The large sums allocated for humanitarian aid, whether in war zones or in response to natural disasters, are susceptible to diversion and misuse, and tracking this funding is an ongoing challenge for both government and private donors. When abuses are identified, substantive responses are usually slow as donors are reluctant to take action, as documented by the journalist Linda Polman (War Games) in the case of Rwanda, and other examples.
In a notable exception, the Washington Post reported on July 26, that the U.S. Agency for International Development (USAID) has suspended hundreds of millions of dollars in humanitarian aid to Syria, in response to reports of fraud and aid diversion. In explaining the decision in testimony to the House Foreign Affairs Committee, USAID Inspector General Ann Calvaresi Barr stated, “Despite our goodwill, bad characters have taken advantage of the complex situation for personal gain, ultimately denying Syrian people the food, clothing, health care and other aid they urgently need.”

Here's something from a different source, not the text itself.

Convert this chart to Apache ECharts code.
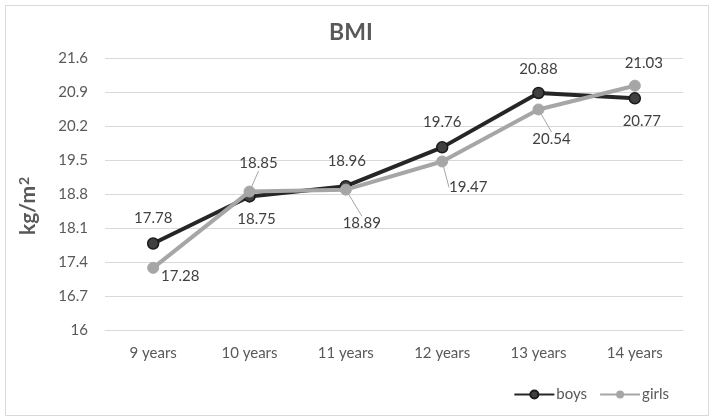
<!DOCTYPE html>
<html>
<head>
<meta charset="utf-8">
<script src="https://cdn.jsdelivr.net/npm/echarts@6/dist/echarts.min.js"></script>
<style>
html,body{margin:0;padding:0;background:#fff;}
#c{width:709px;height:416px;}
</style>
</head>
<body>
<div id="c"></div>
<script>
var categories = ['9 years', '10 years', '11 years', '12 years', '13 years', '14 years'];
var boys = [17.78, 18.75, 18.96, 19.76, 20.88, 20.77];
var girls = [17.28, 18.85, 18.89, 19.47, 20.54, 21.03];
var yTicks = [16, 16.7, 17.4, 18.1, 18.8, 19.5, 20.2, 20.9, 21.6];

// label offsets (from marker centre) — styling only
var boysOff = [[0,-25],[7,23],[1,-25],[0,-25],[0,-24],[7,23]];
var girlsOff = [[27,8],[9,-28],[16,34],[26,26],[13,30],[9,-23]];
var girlsLeader = [false,true,true,true,true,false];

var FONT = 'Lato, "Open Sans", sans-serif';
var chart = echarts.init(document.getElementById('c'));
chart.setOption({
  animation: false,
  backgroundColor: '#fff',
  graphic: [{
    type: 'rect', left: 3, top: 3, shape: {width: 703, height: 410},
    style: {fill: 'none', stroke: '#d9d9d9', lineWidth: 1}, silent: true
  }],
  title: {
    text: 'BMI', left: 324, top: 16,
    textStyle: {fontFamily: FONT, fontSize: 23, fontWeight: 'bold', color: '#595959'}
  },
  legend: {
    right: 35, top: 382, itemWidth: 40, itemHeight: 10, itemGap: 12,
    textStyle: {fontFamily: FONT, fontSize: 15, color: '#595959', padding: [0,0,0,-3]},
    data: ['boys', 'girls']
  },
  grid: {left: 105, right: 26, top: 58, bottom: 86},
  xAxis: {
    type: 'category', data: categories, boundaryGap: true,
    axisLine: {lineStyle: {color: '#d9d9d9'}},
    axisTick: {show: false},
    axisLabel: {fontFamily: FONT, fontSize: 15, color: '#595959', margin: 16}
  },
  yAxis: {
    type: 'value', min: yTicks[0], max: yTicks[yTicks.length-1], interval: 0.7,
    name: 'kg/m{sup|2}', nameLocation: 'middle', nameGap: 66,
    nameTextStyle: {fontFamily: FONT, fontSize: 21, fontWeight: 'bold', color: '#595959',
      padding: [0, 24, 0, 0],
      rich: {sup: {fontFamily: FONT, fontSize: 14, fontWeight: 'bold', color: '#595959', verticalAlign: 'top', padding: [0,0,8,1]}}},
    axisLabel: {fontFamily: FONT, fontSize: 15, color: '#595959', margin: 17,
      formatter: function(v){ return String(Math.round(v*10)/10); }},
    axisLine: {show: false}, axisTick: {show: false},
    splitLine: {lineStyle: {color: '#d9d9d9', width: 1}}
  },
  series: [
    {
      name: 'boys', type: 'line', data: boys, z: 3,
      symbol: 'circle', symbolSize: 11,
      lineStyle: {color: '#262626', width: 4},
      itemStyle: {color: '#404040', borderColor: '#1a1a1a', borderWidth: 1.5},
      label: {show: true, position: 'inside', fontFamily: FONT, fontSize: 15, color: '#404040',
        formatter: function(p){ return p.value.toFixed(2); }},
      labelLayout: function(p){ var o = boysOff[p.dataIndex]; return {dx: o[0], dy: o[1]}; }
    },
    {
      name: 'girls', type: 'line', data: girls.map(function(v, i){
        return {value: v, labelLine: {show: girlsLeader[i]}};
      }), z: 4,
      symbol: 'circle', symbolSize: 11,
      lineStyle: {color: '#a6a6a6', width: 4},
      itemStyle: {color: '#a6a6a6', borderColor: '#a6a6a6'},
      label: {show: true, position: 'inside', fontFamily: FONT, fontSize: 15, color: '#404040',
        formatter: function(p){ return p.value.toFixed(2); }},
      labelLine: {show: true, lineStyle: {color: '#a6a6a6', width: 1}},
      labelLayout: function(p){ var o = girlsOff[p.dataIndex]; return {dx: o[0], dy: o[1]}; }
    }
  ]
});
</script>
</body>
</html>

This is far from the first time that serious concerns have been raised regarding the integrity of the aid delivery process in Syria. In October 2014, the Daily Beast reported that many humanitarian NGOs (non-governmental organizations) operating in Syria and Iraq were found to have actively cooperated with, employed, or paid bribes to ISIS in order to continue working in territory under the Islamic State’s control. Aid was diverted away from its intended recipients in these countries for use by ISIS or to be sold for cash in service of ISIS’ war effort.
Humanitarian efforts in warzones are inherently susceptible to extortion and theft by violent actors, including terrorist organizations. For example, numerous UN reports have documented the large quantities of aid that have been hijacked by the Somali terrorist group Al-Shabaab. These claims dovetail with revelations in 2013 that international NGOs like Action Contre le Faim (ACF) negotiated with Al-Shabaab in order to operate in territory controlled by the group.
The lessons learned by USAID in Syria and by the UN in Somalia also have important implications for aid to Gaza. Much like its terrorist counterparts in these countries, Hamas has a history of raiding aid warehouses and convoys as well as developing tax schemes designed to skim money off of international largesse. UN Gaza aid mechanisms similarly suffer from corruption, compromising the integrity of imported materials.
The intrinsic risks of providing aid to Hamas-controlled territory are exacerbated by the fact that many items that are required for humanitarian and civilian projects can also be harnessed for developing terrorist infrastructure, such as producing rockets and digging attack tunnels into Israel (“dual-use items”). Any consideration of humanitarian projects in Gaza must, therefore, include vigorous, concrete, and effective policies that address the risk of aid diversion.